Source code of charts

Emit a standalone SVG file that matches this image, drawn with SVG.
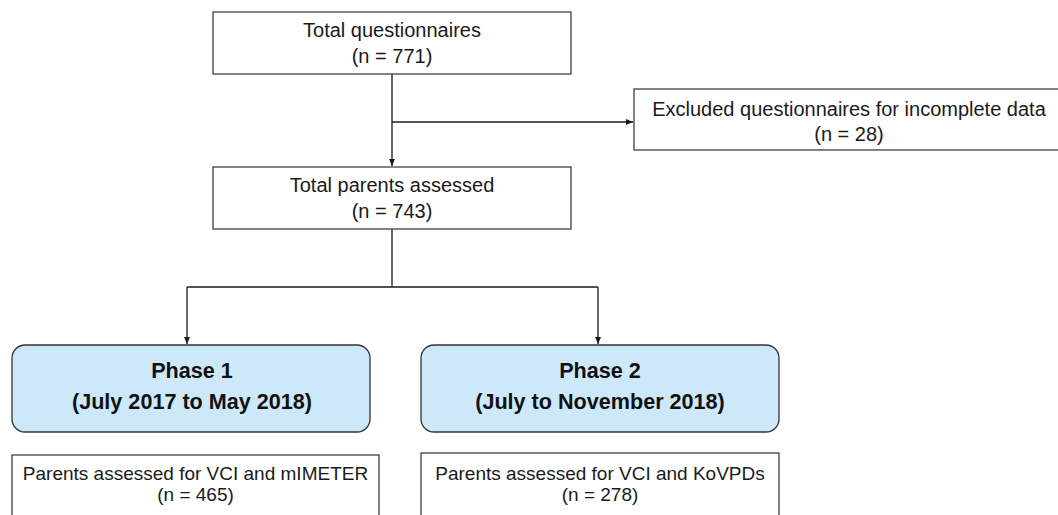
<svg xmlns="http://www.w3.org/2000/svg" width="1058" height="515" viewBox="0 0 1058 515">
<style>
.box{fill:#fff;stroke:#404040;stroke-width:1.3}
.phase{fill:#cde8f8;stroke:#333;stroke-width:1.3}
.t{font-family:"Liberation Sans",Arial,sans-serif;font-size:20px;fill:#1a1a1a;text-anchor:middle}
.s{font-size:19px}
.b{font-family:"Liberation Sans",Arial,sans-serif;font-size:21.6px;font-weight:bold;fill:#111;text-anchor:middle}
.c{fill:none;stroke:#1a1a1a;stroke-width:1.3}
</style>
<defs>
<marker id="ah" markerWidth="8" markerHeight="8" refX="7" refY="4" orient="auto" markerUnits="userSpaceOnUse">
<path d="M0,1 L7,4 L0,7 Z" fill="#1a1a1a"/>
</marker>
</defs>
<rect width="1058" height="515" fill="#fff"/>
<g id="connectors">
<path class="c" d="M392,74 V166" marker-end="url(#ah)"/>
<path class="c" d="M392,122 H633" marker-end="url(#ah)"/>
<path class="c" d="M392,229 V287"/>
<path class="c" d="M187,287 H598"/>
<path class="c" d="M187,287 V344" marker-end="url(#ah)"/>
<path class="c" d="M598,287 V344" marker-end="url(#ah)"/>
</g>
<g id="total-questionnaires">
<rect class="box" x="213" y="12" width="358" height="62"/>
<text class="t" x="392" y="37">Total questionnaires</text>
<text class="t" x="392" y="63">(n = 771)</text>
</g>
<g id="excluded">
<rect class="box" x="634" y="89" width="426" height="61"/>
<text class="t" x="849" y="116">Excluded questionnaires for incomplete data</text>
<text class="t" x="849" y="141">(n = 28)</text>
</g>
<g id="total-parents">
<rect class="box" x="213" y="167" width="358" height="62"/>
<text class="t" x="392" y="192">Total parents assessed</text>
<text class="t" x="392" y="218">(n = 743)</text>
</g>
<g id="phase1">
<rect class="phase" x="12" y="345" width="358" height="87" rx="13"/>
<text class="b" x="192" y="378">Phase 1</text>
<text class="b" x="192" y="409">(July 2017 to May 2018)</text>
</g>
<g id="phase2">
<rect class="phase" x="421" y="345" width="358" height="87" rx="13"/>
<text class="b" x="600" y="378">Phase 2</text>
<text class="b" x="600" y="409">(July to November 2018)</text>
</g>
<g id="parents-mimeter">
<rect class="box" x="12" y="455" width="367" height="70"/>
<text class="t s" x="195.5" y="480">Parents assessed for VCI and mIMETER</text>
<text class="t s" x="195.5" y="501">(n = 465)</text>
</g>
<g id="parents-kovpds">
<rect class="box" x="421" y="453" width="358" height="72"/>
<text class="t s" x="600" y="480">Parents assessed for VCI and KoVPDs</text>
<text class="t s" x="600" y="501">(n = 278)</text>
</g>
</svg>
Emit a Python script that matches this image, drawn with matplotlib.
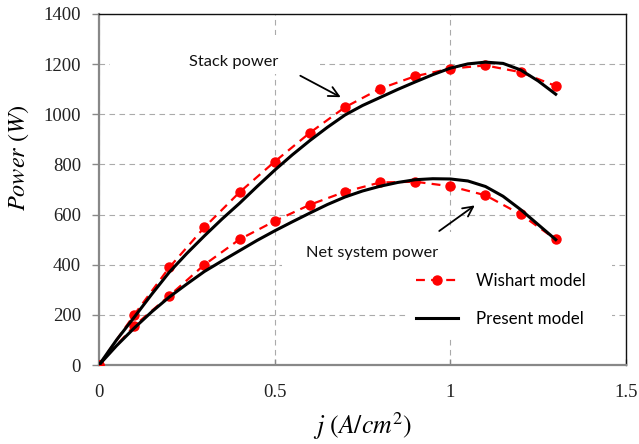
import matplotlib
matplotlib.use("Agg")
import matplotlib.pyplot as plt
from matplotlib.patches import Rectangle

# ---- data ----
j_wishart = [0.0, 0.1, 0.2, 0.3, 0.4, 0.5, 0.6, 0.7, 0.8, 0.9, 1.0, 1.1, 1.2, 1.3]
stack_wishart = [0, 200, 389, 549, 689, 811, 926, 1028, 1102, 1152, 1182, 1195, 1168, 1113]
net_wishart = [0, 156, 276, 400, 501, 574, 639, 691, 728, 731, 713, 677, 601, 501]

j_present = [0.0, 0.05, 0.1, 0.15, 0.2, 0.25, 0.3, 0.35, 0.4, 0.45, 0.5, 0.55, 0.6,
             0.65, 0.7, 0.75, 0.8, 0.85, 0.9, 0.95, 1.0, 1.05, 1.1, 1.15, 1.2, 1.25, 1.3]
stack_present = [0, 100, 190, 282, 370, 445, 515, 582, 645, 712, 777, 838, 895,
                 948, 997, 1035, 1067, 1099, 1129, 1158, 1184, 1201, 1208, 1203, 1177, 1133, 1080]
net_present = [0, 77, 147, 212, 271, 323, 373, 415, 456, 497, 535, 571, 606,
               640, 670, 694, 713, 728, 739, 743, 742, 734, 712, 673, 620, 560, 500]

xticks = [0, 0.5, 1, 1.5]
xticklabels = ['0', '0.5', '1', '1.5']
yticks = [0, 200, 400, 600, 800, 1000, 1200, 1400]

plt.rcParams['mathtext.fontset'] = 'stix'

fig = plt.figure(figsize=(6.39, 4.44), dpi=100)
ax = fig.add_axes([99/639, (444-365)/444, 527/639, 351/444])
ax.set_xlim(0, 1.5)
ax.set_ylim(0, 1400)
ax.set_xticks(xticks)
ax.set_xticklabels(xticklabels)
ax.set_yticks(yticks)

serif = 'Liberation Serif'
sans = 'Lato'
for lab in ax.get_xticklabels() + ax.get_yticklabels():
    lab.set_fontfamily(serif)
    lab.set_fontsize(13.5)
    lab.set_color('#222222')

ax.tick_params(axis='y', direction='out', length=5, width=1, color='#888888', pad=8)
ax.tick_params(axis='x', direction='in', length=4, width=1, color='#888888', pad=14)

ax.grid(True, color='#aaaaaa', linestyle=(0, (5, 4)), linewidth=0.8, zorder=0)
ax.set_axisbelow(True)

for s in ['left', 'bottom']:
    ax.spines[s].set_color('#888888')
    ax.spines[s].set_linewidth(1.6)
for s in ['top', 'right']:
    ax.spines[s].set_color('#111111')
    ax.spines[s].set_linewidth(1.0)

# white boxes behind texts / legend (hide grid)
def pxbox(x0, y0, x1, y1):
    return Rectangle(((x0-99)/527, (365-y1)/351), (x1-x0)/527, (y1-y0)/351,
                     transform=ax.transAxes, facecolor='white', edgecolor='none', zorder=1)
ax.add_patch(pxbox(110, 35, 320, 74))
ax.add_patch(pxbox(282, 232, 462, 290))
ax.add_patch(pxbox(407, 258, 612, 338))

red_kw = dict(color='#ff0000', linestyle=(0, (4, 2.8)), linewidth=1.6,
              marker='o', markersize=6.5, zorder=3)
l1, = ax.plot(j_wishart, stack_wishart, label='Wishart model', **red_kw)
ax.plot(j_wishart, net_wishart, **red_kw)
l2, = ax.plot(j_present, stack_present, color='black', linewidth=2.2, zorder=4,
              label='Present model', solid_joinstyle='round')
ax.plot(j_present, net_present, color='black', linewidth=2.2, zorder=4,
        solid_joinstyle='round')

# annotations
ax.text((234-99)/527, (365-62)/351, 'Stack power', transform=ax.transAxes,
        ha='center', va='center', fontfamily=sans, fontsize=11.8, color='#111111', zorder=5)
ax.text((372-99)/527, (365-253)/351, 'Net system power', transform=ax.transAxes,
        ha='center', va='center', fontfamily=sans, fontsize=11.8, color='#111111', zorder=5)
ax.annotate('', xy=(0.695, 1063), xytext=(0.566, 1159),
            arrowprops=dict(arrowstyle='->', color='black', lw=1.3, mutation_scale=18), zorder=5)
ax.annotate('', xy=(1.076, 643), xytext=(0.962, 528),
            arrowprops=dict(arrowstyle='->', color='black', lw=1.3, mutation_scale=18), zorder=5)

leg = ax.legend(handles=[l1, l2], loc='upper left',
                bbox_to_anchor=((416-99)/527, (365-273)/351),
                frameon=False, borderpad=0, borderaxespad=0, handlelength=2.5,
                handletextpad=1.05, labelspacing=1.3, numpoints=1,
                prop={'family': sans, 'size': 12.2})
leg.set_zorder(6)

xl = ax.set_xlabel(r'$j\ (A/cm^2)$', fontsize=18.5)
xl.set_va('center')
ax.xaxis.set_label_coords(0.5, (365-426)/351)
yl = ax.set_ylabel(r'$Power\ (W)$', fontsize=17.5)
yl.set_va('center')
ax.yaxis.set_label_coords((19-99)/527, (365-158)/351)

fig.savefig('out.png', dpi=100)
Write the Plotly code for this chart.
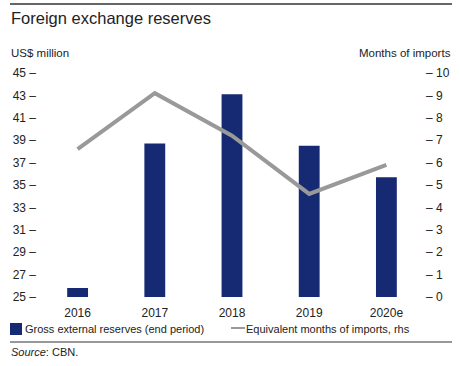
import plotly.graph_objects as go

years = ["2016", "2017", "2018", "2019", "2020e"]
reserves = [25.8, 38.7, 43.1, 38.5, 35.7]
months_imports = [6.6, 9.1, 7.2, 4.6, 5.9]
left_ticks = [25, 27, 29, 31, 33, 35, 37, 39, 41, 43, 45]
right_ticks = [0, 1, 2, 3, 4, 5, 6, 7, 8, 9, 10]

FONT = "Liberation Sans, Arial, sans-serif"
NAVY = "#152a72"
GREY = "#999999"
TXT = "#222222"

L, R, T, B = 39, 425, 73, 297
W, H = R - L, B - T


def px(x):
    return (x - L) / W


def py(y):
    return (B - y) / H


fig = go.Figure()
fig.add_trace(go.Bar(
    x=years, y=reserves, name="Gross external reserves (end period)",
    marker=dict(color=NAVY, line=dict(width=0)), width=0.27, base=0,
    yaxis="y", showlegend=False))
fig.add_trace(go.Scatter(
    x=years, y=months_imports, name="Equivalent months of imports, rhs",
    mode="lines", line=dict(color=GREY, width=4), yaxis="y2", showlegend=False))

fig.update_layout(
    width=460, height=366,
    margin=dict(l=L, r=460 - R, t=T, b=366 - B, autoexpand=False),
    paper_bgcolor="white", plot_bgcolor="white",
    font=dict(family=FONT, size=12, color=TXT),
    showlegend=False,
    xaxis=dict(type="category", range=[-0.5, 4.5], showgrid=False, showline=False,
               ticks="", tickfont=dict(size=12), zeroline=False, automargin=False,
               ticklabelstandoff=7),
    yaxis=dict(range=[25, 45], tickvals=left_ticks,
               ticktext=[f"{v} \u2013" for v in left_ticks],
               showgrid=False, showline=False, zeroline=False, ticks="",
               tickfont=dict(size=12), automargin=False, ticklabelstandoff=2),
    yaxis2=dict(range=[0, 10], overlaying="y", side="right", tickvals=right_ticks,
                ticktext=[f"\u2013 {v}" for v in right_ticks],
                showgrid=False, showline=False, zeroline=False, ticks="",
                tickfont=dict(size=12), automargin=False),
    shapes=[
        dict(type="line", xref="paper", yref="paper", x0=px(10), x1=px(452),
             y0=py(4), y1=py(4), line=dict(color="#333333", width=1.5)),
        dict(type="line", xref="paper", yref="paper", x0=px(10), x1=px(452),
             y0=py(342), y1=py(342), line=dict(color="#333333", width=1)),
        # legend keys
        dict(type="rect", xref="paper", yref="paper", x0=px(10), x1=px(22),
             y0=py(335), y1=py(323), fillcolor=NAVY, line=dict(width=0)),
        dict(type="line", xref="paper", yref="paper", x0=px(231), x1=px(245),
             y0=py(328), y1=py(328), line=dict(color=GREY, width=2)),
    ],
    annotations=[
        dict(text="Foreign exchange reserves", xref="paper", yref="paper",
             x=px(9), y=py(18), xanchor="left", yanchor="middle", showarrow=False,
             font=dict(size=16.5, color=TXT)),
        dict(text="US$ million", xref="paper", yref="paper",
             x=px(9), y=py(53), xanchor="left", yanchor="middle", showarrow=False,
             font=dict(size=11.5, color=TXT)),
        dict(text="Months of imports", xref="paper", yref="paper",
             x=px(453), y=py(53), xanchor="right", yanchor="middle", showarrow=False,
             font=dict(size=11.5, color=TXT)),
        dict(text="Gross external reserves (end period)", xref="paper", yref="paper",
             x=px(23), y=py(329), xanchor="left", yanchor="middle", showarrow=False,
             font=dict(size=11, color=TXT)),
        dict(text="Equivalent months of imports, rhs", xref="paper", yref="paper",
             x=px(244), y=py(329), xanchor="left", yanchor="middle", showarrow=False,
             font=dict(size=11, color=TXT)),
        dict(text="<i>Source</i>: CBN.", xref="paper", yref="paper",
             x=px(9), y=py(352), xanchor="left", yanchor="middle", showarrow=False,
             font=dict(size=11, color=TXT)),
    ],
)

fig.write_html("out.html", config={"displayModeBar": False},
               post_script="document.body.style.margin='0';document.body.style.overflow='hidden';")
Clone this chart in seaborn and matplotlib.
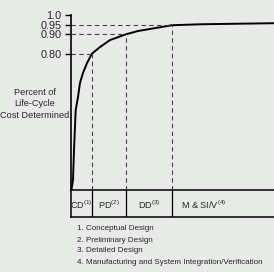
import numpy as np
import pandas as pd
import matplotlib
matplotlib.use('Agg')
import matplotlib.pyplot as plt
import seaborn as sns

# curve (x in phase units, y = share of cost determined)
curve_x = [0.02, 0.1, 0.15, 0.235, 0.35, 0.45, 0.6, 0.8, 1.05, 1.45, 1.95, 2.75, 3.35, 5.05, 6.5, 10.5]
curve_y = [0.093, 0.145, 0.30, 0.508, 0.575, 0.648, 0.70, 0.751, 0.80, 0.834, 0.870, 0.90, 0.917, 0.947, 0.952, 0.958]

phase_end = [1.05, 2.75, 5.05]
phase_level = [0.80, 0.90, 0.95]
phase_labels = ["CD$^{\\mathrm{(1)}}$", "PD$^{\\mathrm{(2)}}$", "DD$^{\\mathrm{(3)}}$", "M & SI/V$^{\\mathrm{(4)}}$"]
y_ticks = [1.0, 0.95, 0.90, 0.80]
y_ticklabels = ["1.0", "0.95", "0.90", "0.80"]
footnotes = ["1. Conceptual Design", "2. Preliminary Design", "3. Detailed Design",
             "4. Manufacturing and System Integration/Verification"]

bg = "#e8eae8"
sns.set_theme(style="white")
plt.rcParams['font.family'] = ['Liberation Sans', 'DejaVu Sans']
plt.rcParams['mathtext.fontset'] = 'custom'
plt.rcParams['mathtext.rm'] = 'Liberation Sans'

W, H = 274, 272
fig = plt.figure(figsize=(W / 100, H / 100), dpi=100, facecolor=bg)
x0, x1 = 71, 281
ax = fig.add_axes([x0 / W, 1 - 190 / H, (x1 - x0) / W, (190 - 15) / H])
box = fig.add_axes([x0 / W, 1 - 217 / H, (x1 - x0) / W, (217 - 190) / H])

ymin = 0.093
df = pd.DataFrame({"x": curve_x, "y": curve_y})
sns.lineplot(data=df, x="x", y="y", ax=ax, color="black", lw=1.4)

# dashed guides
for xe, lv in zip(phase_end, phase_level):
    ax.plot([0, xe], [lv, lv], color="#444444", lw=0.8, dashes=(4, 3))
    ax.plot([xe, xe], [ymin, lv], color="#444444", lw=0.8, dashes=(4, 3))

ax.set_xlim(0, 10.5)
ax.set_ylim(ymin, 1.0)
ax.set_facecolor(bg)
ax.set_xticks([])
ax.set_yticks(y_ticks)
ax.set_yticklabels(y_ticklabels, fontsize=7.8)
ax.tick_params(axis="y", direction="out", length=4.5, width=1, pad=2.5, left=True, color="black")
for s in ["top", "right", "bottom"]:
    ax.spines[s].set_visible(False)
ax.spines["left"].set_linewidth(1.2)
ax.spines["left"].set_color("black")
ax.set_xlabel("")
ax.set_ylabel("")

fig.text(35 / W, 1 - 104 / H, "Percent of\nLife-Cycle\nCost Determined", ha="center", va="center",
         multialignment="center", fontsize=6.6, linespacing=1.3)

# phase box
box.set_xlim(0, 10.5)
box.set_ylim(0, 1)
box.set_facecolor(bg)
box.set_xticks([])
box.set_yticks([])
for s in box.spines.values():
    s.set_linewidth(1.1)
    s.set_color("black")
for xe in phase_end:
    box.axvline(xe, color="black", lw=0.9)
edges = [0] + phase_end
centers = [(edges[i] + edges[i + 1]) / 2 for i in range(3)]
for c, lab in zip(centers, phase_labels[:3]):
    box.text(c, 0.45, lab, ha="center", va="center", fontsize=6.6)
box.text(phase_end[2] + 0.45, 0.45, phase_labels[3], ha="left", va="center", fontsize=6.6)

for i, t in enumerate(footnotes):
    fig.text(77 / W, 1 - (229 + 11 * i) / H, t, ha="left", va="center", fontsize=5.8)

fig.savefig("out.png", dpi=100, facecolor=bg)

▸ What to produce
Print everything from the line with "Write the Plotly code for this chart." down to the line with "7, 8, 9, 10]" in the entries above, both lines included and nothing more, without the pictures.

▸ Solution for this problem
Write the Plotly code for this chart.
import plotly.graph_objects as go

years = ["2016", "2017", "2018", "2019", "2020e"]
reserves = [25.8, 38.7, 43.1, 38.5, 35.7]
months_imports = [6.6, 9.1, 7.2, 4.6, 5.9]
left_ticks = [25, 27, 29, 31, 33, 35, 37, 39, 41, 43, 45]
right_ticks = [0, 1, 2, 3, 4, 5, 6, 7, 8, 9, 10]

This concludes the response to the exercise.